Alexander Odin ist eigentlich Autor von Kinder- und Jugendbüchern. Sein erster Roman für Erwachsene glänzt durch formidablen Stil, große Spannung, glaubhafte Charaktere und eine dichte Atmosphäre (zumindest im ersten Teilstück). Umso ärgerlicher ist die im Verlauf der Geschichte immer penetranter werdende Anhäufung von Klischees (vor allem Gut/Böse-Polarisierungen) und die schale christlich-religiöse Mystik, die der Autor hier in Szene setzt. Was als furioser Seuchen-Thriller beginnt, wandelt sich zum unsäglich verquasten Esoterik-Werk, dessen Sujet zudem vom russischen Autor Sergej Lukianenko in seinen „Wächter“-Romanen bereits einmal besser und prägnanter entwickelt worden ist. Anstatt auf Lokalkolorit und die bedrohliche Atmosphäre des abgeriegelten Plattenbaus zu setzen (der hervorragende Autor hätte dazu definitiv die stilistischen Mittel!), konstruiert er eine Weltverschwörung mit biblischen Strippenziehern (deren Ziel natürlich die Apokalypse ist, da sie einfach nur von Grund auf böse sind, so einfach ist dies leider manchmal in einigen Werken), was die Geschehnisse dermaßen unglaubwürdig macht, dass der einigermaßen aufgeklärte Leser irgendwann die Lust am Weiterlesen verliert.

Wäre das Buch schlecht geschrieben und/oder ideenlos, wäre dies nicht weiter tragisch, da man dann ehedem nichts anderes erwarten würde.
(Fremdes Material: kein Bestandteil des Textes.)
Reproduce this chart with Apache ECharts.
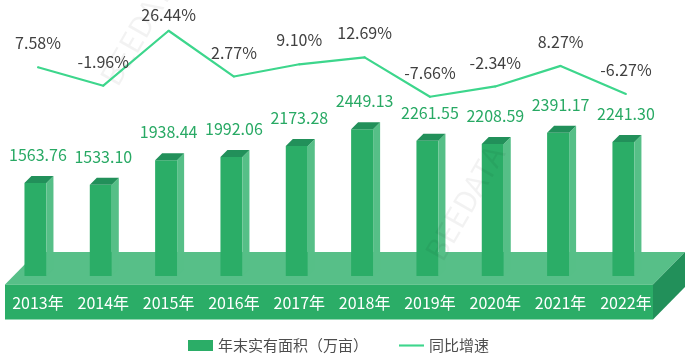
<!DOCTYPE html>
<html lang="zh-CN">
<head>
    <meta charset="UTF-8">
    <title>年末实有面积与同比增速</title>
    <script src="https://cdn.jsdelivr.net/npm/echarts@6/dist/echarts.min.js"></script>
    <style>
        html, body { margin: 0; padding: 0; background: #fff; }
        #chart { width: 688px; height: 354px; }
    </style>
</head>
<body>
    <div id="chart"></div>
    <script>
        // 数据
        const years = ['2013年', '2014年', '2015年', '2016年', '2017年', '2018年', '2019年', '2020年', '2021年', '2022年'];
        const areaValues = [1563.76, 1533.10, 1938.44, 1992.06, 2173.28, 2449.13, 2261.55, 2208.59, 2391.17, 2241.30];
        const growthRates = [7.58, -1.96, 26.44, 2.77, 9.10, 12.69, -7.66, -2.34, 8.27, -6.27];

        // 颜色
        const FRONT = '#2bad67';
        const SIDE = '#56bf87';
        const TOP = '#22905a';
        const LINE = '#3dd68c';
        const FONT = '"Noto Sans CJK SC", "Noto Sans", sans-serif';

        // 立体柱子
        function renderBar(params, api) {
            const c = api.coord([api.value(0), api.value(1)]);
            const base = api.coord([api.value(0), 0]);
            const x0 = c[0] - 13.5, x1 = c[0] + 8.5, d = 7;
            const top = c[1], bot = base[1] - 1.5;
            return {
                type: 'group',
                children: [
                    { type: 'polygon', shape: { points: [[x0, top], [x1, top], [x1, bot], [x0, bot]] }, style: { fill: FRONT } },
                    { type: 'polygon', shape: { points: [[x1, top], [x1 + d, top - d], [x1 + d, bot - d], [x1, bot]] }, style: { fill: SIDE } },
                    { type: 'polygon', shape: { points: [[x0, top], [x0 + d, top - d], [x1 + d, top - d], [x1, top]] }, style: { fill: TOP } },
                    {
                        type: 'text', x: c[0], y: top - 28,
                        style: {
                            text: api.value(1).toFixed(2), fill: '#28a964', font: '16px ' + FONT,
                            align: 'center', verticalAlign: 'middle'
                        }
                    }
                ]
            };
        }

        const chart = echarts.init(document.getElementById('chart'));
        chart.setOption({
            backgroundColor: '#fff',
            textStyle: { fontFamily: FONT },
            grid: [
                { left: 5.3, right: 29.4, top: 96, bottom: 76.5 },
                { left: 5.3, right: 29.4, top: 23.85, bottom: 252.75 }
            ],
            legend: {
                left: 183, top: 333,
                itemWidth: 25, itemHeight: 11, itemGap: 31,
                textStyle: { fontSize: 15, color: '#4d4d4d', fontFamily: FONT },
                data: [
                    { name: '年末实有面积（万亩）', icon: 'rect' },
                    { name: '同比增速', icon: 'path://M0,0 L26,0 L26,2.2 L0,2.2 Z' }
                ]
            },
            graphic: [
                // 底座
                { type: 'polygon', z: -10, shape: { points: [[5, 284.5], [653, 284.5], [685, 252], [37, 252]] }, style: { fill: '#57bf88' } },
                { type: 'rect', z: -10, shape: { x: 5, y: 284.5, width: 648, height: 35 }, style: { fill: FRONT } },
                { type: 'polygon', z: -10, shape: { points: [[653, 284.5], [685, 252], [685, 287], [653, 319.5]] }, style: { fill: '#22905a' } },
                // 水印
                { type: 'text', z: -20, x: 95, y: 75, rotation: Math.PI / 3, style: { text: 'BEEDATA', fill: 'rgba(0,0,0,0.05)', font: '30px ' + FONT } },
                { type: 'text', z: 50, x: 420, y: 250, rotation: Math.PI / 3, style: { text: 'BEEDATA', fill: 'rgba(0,0,0,0.05)', font: '30px ' + FONT } }
            ],
            xAxis: [
                {
                    type: 'category', gridIndex: 0, data: years,
                    axisLine: { show: false }, axisTick: { show: false }, splitLine: { show: false },
                    axisLabel: { color: '#fff', fontSize: 16, margin: 17.5, interval: 0, fontFamily: FONT }
                },
                {
                    type: 'category', gridIndex: 1, data: years, show: false
                }
            ],
            yAxis: [
                { type: 'value', gridIndex: 0, min: 0, max: 3000, show: false },
                { type: 'value', gridIndex: 1, min: -10, max: 30, show: false }
            ],
            series: [
                {
                    name: '年末实有面积（万亩）',
                    type: 'custom',
                    xAxisIndex: 0, yAxisIndex: 0,
                    itemStyle: { color: FRONT },
                    renderItem: renderBar,
                    encode: { x: 0, y: 1 },
                    data: areaValues.map((v, i) => [i, v])
                },
                {
                    name: '同比增速',
                    type: 'line',
                    xAxisIndex: 1, yAxisIndex: 1,
                    symbol: 'circle', symbolSize: 2,
                    itemStyle: { color: LINE },
                    lineStyle: { color: LINE, width: 2.2 },
                    label: {
                        show: true, position: 'top', distance: 15,
                        color: '#404040', fontSize: 16, fontFamily: FONT,
                        formatter: p => p.value.toFixed(2) + '%'
                    },
                    data: growthRates.map((v, i) => i === 2 ? { value: v, label: { distance: 7 } } : v)
                }
            ]
        });
    </script>
</body>
</html>
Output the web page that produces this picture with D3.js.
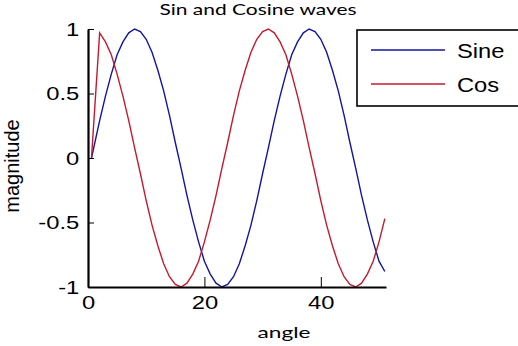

Da aber sowohl in den stilistischen Fertigkeiten des Autors als auch in der Grundidee viel Potenzial liegt, ist es umso schmerzvoller zu sehen, wie Alexander Odin die tollen Ansätze an die Wand fährt.

Dann vielleicht doch lieber nochmals so innovative Filme wie „Rammbock“, „Shaun of the Dead“ oder „28 Days Later“ schauen, die zeigen, wie man kreativ und durchaus mit Niveau dem Zombie-Thema neue Seiten abgewinnen kann, ohne in unnötigen, abgegriffenen mystischen Klischees zu versinken. Schade um den schönen Ansatz! Aber vielleicht wird beim nächsten Buch alles besser, denn exzellent Schreiben kann der Autor auf jeden Fall.